Vargas ainda disse em seu discurso que o relatório aponta haver dinheiro em cofre para a saúde, deixando a entender que faltaria competência na gestão. "A verdade é essa. A saúde pública está um caos", frisa, lembrando que há pombos defecando em unidades de saúde e pessoas clamando por assistência nesses mesmos postos.
"É uma brincadeira isso com a população. Como um cara desses está à frente da secretaria ainda? Chegamos aqui e parece tudo lindo, com números, dizendo que a saúde de Campo Grande é uma das melhores", reclama Vargas, pontuando no final.
"O secretário mais viaja para Brasília do que vai nas UPAs. Se tem dinheiro, então o senhor que é um incompetente. Eu se fosse o senhor, tomava vergonha na cara e pedir para sair dessa pasta", bradou Vargas, diante de um José Mauro em silêncio.
REAÇÃO
Porém, o silêncio do secretário durou até a oportunidade dele responder à Tiago. "Acredito que já tenha um extenso material para sua campanha, então vou aproveitar para pedir humildemente que quando vá a uma unidade de saúde, respeite os funcionários", declarou.
Mantendo a calma e sob aplausos dos técnicos da Sesau, José Mauro prosseguiu pedindo educação por parte de Vargas, afirmando ainda que a maior autoridade sanitária em um posto é o gerente e ele deve ser consultado durante uma visita de vereador.
"Não tenho preocupação quanto a isso. Tenho indicadores, e a saúde sempre se pautou em indicadores, e eles vem mostrando melhora. Só peço ao senhor que o dia que for à unidade, achando que tem direito de entrar e expor o sigilo da consulta, mostrando a intimidade desses pacientes, tenha respeito à população e aos servidores", finaliza.
Logo em seguida, Tiago Vargas fez uma tréplica e se retirou do plenário, visivalmente irritado por ter sido contrariado pela plateia formada basicamente por técnicos da Sesau. "Esses mesmos servidores que aplaudem vossa excelência são os que vem pedir o voto dos vereadores para conseguir reajuste salarial", desabafou.
Imediatamente após a situação, o presidente da Câmara Municipal, vereador Carlão (PSB) pediu a palavra na tentativa de evitar atrito entre os poderes. "Nós do Poder Legislativo vamos procurar sempre trabalhar em harmonia com o Executivo, mas não vamos tolir a forma de trabalhar de nenhum vereador", declarou.
"Os excessos que existem não é em plenário. É fora.

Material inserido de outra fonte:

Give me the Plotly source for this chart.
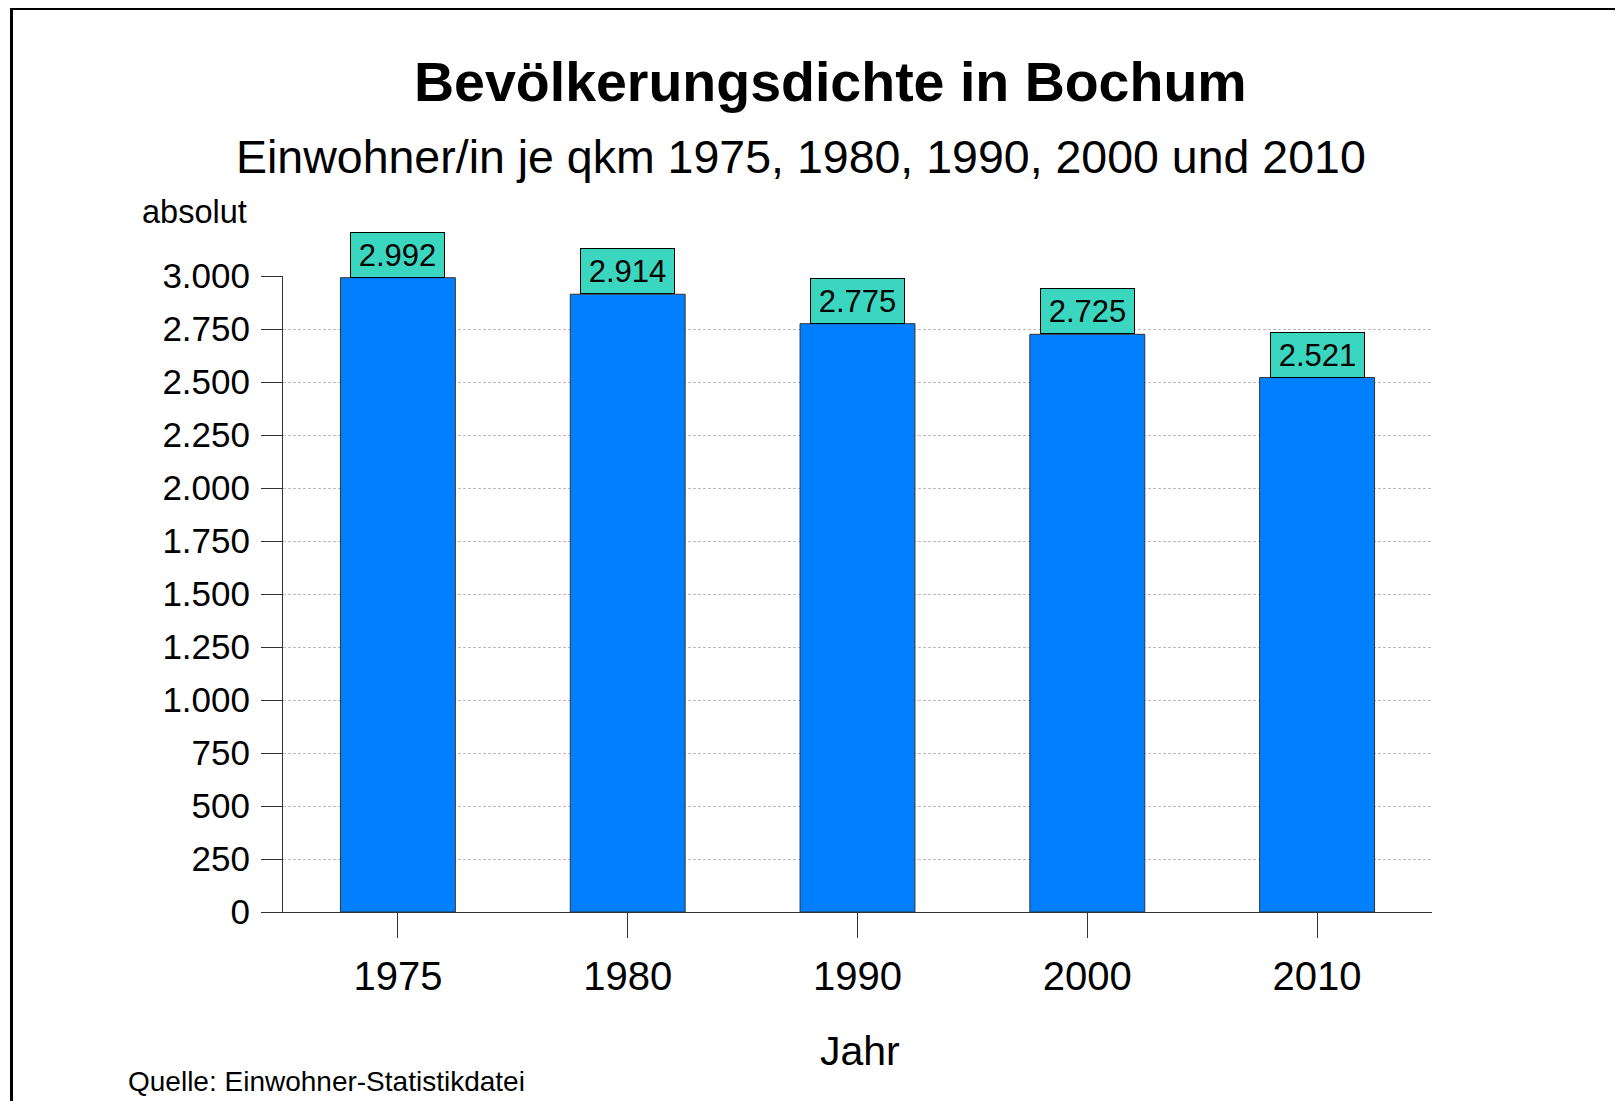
import plotly.graph_objects as go

# ---- data ----
years = ["1975", "1980", "1990", "2000", "2010"]
density = [2992, 2914, 2775, 2725, 2521]
y_ticks = [0, 250, 500, 750, 1000, 1250, 1500, 1750, 2000, 2250, 2500, 2750, 3000]

title_text = "Bevölkerungsdichte in Bochum"
subtitle_text = "Einwohner/in je qkm 1975, 1980, 1990, 2000 und 2010"
y_unit_text = "absolut"
x_title_text = "Jahr"
source_text = "Quelle: Einwohner-Statistikdatei"

FONT = "Liberation Sans, Arial, Helvetica, sans-serif"
OFF = 8                    # default page body margin
W, H = 1623 - 2 * OFF, 1109 - 2 * OFF
# plot area in page px -> figure px
L, R = 283 - OFF, 1432 - OFF
T, B = 276 - OFF, 912 - OFF

def px_x(px):
    return (px - OFF - L) / (R - L)

def px_y(py):
    return (B - (py - OFF)) / (B - T)

def de_num(v):
    return f"{v:,}".replace(",", ".")

fig = go.Figure()
fig.add_trace(go.Bar(
    x=years, y=density, width=0.5,
    marker=dict(color="#0080FF", line=dict(color="#333333", width=1)),
    hoverinfo="x+y",
))

annotations = []
for i, (yr, v) in enumerate(zip(years, density)):
    annotations.append(dict(
        x=i, y=v, xref="x", yref="y", xanchor="center", yanchor="bottom",
        showarrow=False, text=de_num(v),
        font=dict(family=FONT, size=31, color="#000000"),
        bgcolor="#3AD6C0", bordercolor="#000000", borderwidth=1, borderpad=0,
        width=93, height=44, align="center", valign="middle",
    ))

annotations += [
    dict(x=px_x(830), y=px_y(82), xref="paper", yref="paper", showarrow=False,
         xanchor="center", yanchor="middle", text=f"<b>{title_text}</b>",
         font=dict(family=FONT, size=55.5, color="#000")),
    dict(x=px_x(801), y=px_y(157), xref="paper", yref="paper", showarrow=False,
         xanchor="center", yanchor="middle", text=subtitle_text,
         font=dict(family=FONT, size=46.5, color="#000")),
    dict(x=px_x(194), y=px_y(212), xref="paper", yref="paper", showarrow=False,
         xanchor="center", yanchor="middle", text=y_unit_text,
         font=dict(family=FONT, size=32.5, color="#000")),
    dict(x=px_x(860), y=px_y(1051), xref="paper", yref="paper", showarrow=False,
         xanchor="center", yanchor="middle", text=x_title_text,
         font=dict(family=FONT, size=41, color="#000")),
    dict(x=px_x(126), y=px_y(1081), xref="paper", yref="paper", showarrow=False,
         xanchor="left", yanchor="middle", text=source_text,
         font=dict(family=FONT, size=28, color="#000")),
]

shapes = [
    dict(type="rect", xref="paper", yref="paper",
         x0=px_x(11.5), x1=px_x(1660), y0=px_y(1160), y1=px_y(8.5),
         line=dict(color="#000000", width=3), fillcolor="rgba(0,0,0,0)", layer="below"),
]

fig.update_layout(
    width=W, height=H,
    margin=dict(l=L, r=W - R, t=T, b=H - B, pad=0),
    paper_bgcolor="white", plot_bgcolor="white",
    separators=",.",
    showlegend=False,
    font=dict(family=FONT, color="#000"),
    annotations=annotations,
    shapes=shapes,
)
fig.update_xaxes(
    type="category", categoryorder="array", categoryarray=years,
    range=[-0.5, len(years) - 0.5],
    showline=True, linecolor="#333333", linewidth=1,
    ticks="outside", ticklen=25, tickcolor="#333333", tickwidth=1,
    tickfont=dict(family=FONT, size=40, color="#000"),
    ticklabelstandoff=4,
    showgrid=False, zeroline=False,
)
fig.update_yaxes(
    range=[0, 3000], tickvals=y_ticks, tickformat=",d",
    showline=True, linecolor="#333333", linewidth=1,
    ticks="outside", ticklen=21, tickcolor="#333333", tickwidth=1,
    tickfont=dict(family=FONT, size=35, color="#000"),
    ticklabelstandoff=4,
    showgrid=True, gridcolor="#bdbdbd", gridwidth=1, griddash="3px,2px",
    zeroline=False,
)

fig.write_html("out.html")
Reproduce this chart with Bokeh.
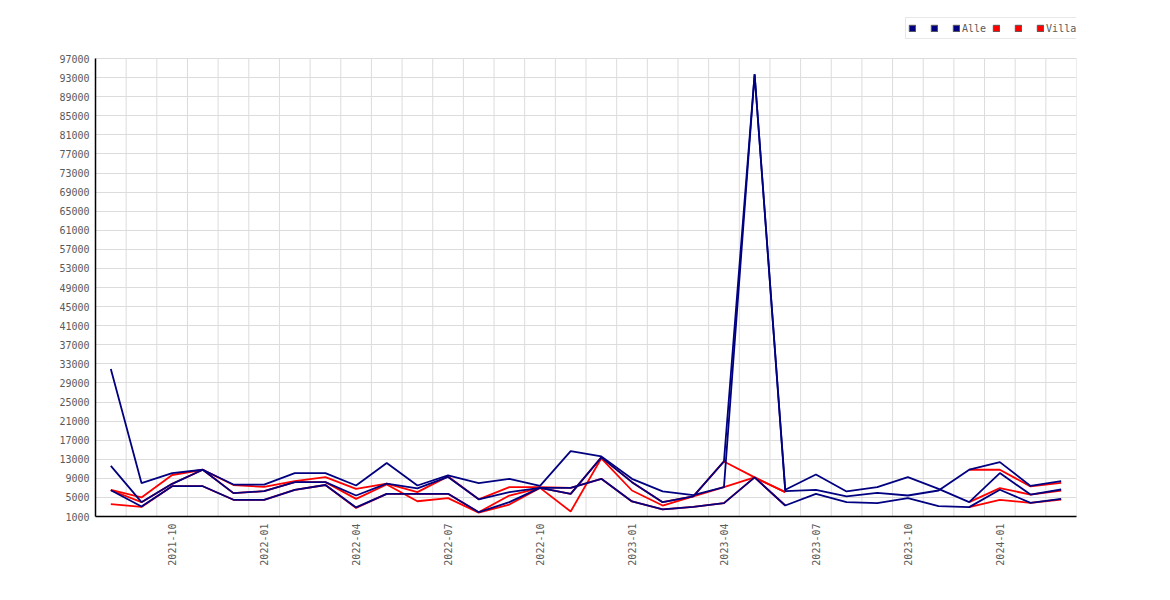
import math
from bokeh.plotting import figure
from bokeh.models import (FixedTicker, NumeralTickFormatter, Legend, LegendItem,
                          ColumnDataSource, Range1d)
from bokeh.embed import file_html
from bokeh.resources import INLINE

NAN = float("nan")

months = ["2021-08", "2021-09", "2021-10", "2021-11", "2021-12", "2022-01", "2022-02", "2022-03",
          "2022-04", "2022-05", "2022-06", "2022-07", "2022-08", "2022-09", "2022-10", "2022-11",
          "2022-12", "2023-01", "2023-02", "2023-03", "2023-04", "2023-05", "2023-06", "2023-07",
          "2023-08", "2023-09", "2023-10", "2023-11", "2023-12", "2024-01", "2024-02", "2024-03"]

tick_labels = ["2021-10", "2022-01", "2022-04", "2022-07", "2022-10",
               "2023-01", "2023-04", "2023-07", "2023-10", "2024-01"]

y_ticks = list(range(1000, 97001, 4000))

alle_1 = [31900, 8000, 10100, 10800, 7700, 7700, 10100, 10100, 7500, 12200, 7500, 9600, 8000, 8900,
          7400, 14700, 13600, 8900, 6250, 5500, 7150, 93700, 6600, 9800, 6250, 7150, 9250, 6800,
          4000, 10100, 5600, 6660]
alle_2 = [11600, 4000, 7850, 10800, 5900, 6300, 8200, 8200, 5400, 7900, 6900, 9300, 4600, 6100,
          7000, 7000, 8900, 4150, 2500, 3000, 3800, 9200, 3300, 5750, 4000, 3800, 4850, 3170,
          2960, 6600, 3870, 4700]
alle_3 = [6500, 3100, 7350, 7350, 4500, 4500, 6600, 7600, 2900, 5750, 5750, 5750, 1900, 4000,
          7000, 5750, 13400, 8200, 4000, 5200, 12540, 93700, 6300, 6600, 5200, 5960, 5400, 6450,
          10800, 12400, 7400, 8400]

villa_1 = [6600, 5000, 9700, 10800, 7600, 7200, 8400, 9250, 6800, 7900, 6100, 9400, 4600, 7150,
           7150, 7000, 8900, 4150, 2500, 3000, 3800, 9200, 3300, NAN, NAN, NAN, NAN, NAN,
           4000, 6940, 5600, 6450]
villa_2 = [6500, 4000, 7850, 10800, 5900, 6300, 8200, 8200, 4700, 7700, 4200, 4850, 1800, 3500,
           7000, 2050, 13200, 6450, 3300, 5200, 7150, 9200, 6100, NAN, NAN, NAN, NAN, NAN,
           2960, 4500, 3870, 4560]
villa_3 = [3600, 3000, 7350, 7350, 4500, 4500, 6600, 7600, 2800, 5750, 5750, 5750, 1900, 5400,
           7000, 5750, 13400, 8200, 4000, 5200, 12540, 9200, 6100, NAN, NAN, NAN, NAN, NAN,
           10800, 10800, 7300, 8060]

NAVY = "#000080"
RED = "#ff0000"
GRID = "#dcdcdc"
FONT = "DejaVu Sans Mono"
TXT = "#5a5a5a"

# layout: frame spans from the legend row down to the x axis; the value scale
# (96000 units over 458 px) leaves the area above 97000 free for the legend
FRAME_TOP, FRAME_BOTTOM, PLOT_PX = 11, 516, 458
y_lo, y_hi = y_ticks[0], y_ticks[-1]
y_end = y_lo + (y_hi - y_lo) * (FRAME_BOTTOM - FRAME_TOP) / PLOT_PX

x = list(range(len(months)))
src = ColumnDataSource(dict(x=x, a1=alle_1, a2=alle_2, a3=alle_3, v1=villa_1, v2=villa_2, v3=villa_3))

p = figure(width=1160, height=592, output_backend="svg", toolbar_location=None,
           x_range=Range1d(-0.5, len(months) - 0.5), y_range=Range1d(y_lo, y_end),
           min_border_left=95, min_border_right=84, min_border_top=FRAME_TOP,
           min_border_bottom=592 - FRAME_BOTTOM)
p.outline_line_color = None
p.background_fill_color = "white"

# axes
p.xaxis.ticker = FixedTicker(ticks=[months.index(t) for t in tick_labels])
p.xaxis.major_label_overrides = {months.index(t): t for t in tick_labels}
p.xaxis.major_label_orientation = math.pi / 2
p.yaxis.ticker = FixedTicker(ticks=y_ticks)
p.yaxis.formatter = NumeralTickFormatter(format="0")
p.yaxis.bounds = (y_lo, y_hi)
for ax in (p.xaxis[0], p.yaxis[0]):
    ax.axis_line_color = "black"
    ax.axis_line_width = 1.5
    ax.major_tick_line_color = None
    ax.minor_tick_line_color = None
    ax.major_tick_out = 0
    ax.major_tick_in = 0
    ax.minor_tick_out = 0
    ax.major_label_text_font = FONT
    ax.major_label_text_font_size = "10px"
    ax.major_label_text_color = TXT
p.xaxis.major_label_standoff = 7
p.yaxis.major_label_standoff = 6

# grid: horizontal from the y ticker, vertical between months (limited to the value range)
p.xgrid.visible = False
p.ygrid.grid_line_color = GRID
gx = [i + 0.5 for i in range(-1, len(months))]
p.segment(x0=gx, y0=[y_lo] * len(gx), x1=gx, y1=[y_hi] * len(gx), line_color=GRID, line_width=1)

LW = 1.8
for col in ("v1", "v2", "v3"):
    p.line("x", col, source=src, line_color=RED, line_width=LW)
for col in ("a1", "a2", "a3"):
    p.line("x", col, source=src, line_color=NAVY, line_width=LW)

# legend swatches (one undrawn NaN row so the legend renders the square)
def swatch(color):
    return p.quad(left=[NAN], right=[NAN], top=[NAN], bottom=[NAN],
                  fill_color=color, line_color="#555555", line_width=1)

items = []
for lab in (" ", " ", "Alle"):
    items.append(LegendItem(label=lab, renderers=[swatch(NAVY)]))
for lab in (" ", " ", "Villa"):
    items.append(LegendItem(label=lab, renderers=[swatch(RED)]))

legend = Legend(items=items, orientation="horizontal", location=(810, 477), margin=0,
                glyph_width=8, glyph_height=8, label_standoff=2, spacing=6, padding=2,
                label_width=6, label_height=16, label_text_font=FONT, label_text_font_size="10px",
                label_text_color=TXT, border_line_color="#cfcfcf", border_line_width=1,
                background_fill_color="white", background_fill_alpha=1.0)
p.add_layout(legend, "center")

open("out.html", "w").write(file_html(p, INLINE))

No plenário eu não permito. Fora, eu recebo vários pedidos de repúdio. Como presidente da Casa, falo para o senhor, sempre vamos procurar a harmonia. Vossa senhoria tem o respeito dessa Casa", diz, concluindo. "Jamais vou alimentar desavença com o Executivo". Ao final, Carlão foi aplaudido.
CONTEXTO
Mesmo fazendo parte do PSD, sigla do ex-prefeito Marquinhos Trad e candidato ao Governo do Estado, Tiago Vargas tem atuação forte na área da saúde, de certa forma em oposição à gestão do ex-chefe do Executivo e agora sob o comando de Adriane Lopes (Patri).
Vargas segue uma linha ideológica e política atrelada ao bolsonarismo e, conforme apurado pela reportagem, tentou migrar para o PL neste ano, mas foi barrado pelo PSD sob ameaça de perda de mandato, já que a lei indica que isso pode ocorrer caso ocorra fora da janela partidária específica para vereadores.
Para o PSD, os votos de Tiago são importantes para buscar eleger mais nomes para o parlamento, e por isso ele não foi liberado, mas recebeu aval para seguir atuando mesmo que em oposição à gestão municipal. Diante das pretensões que tinha de se lançar a deputado federal, deve disputar uma cadeira no legislativo estadual.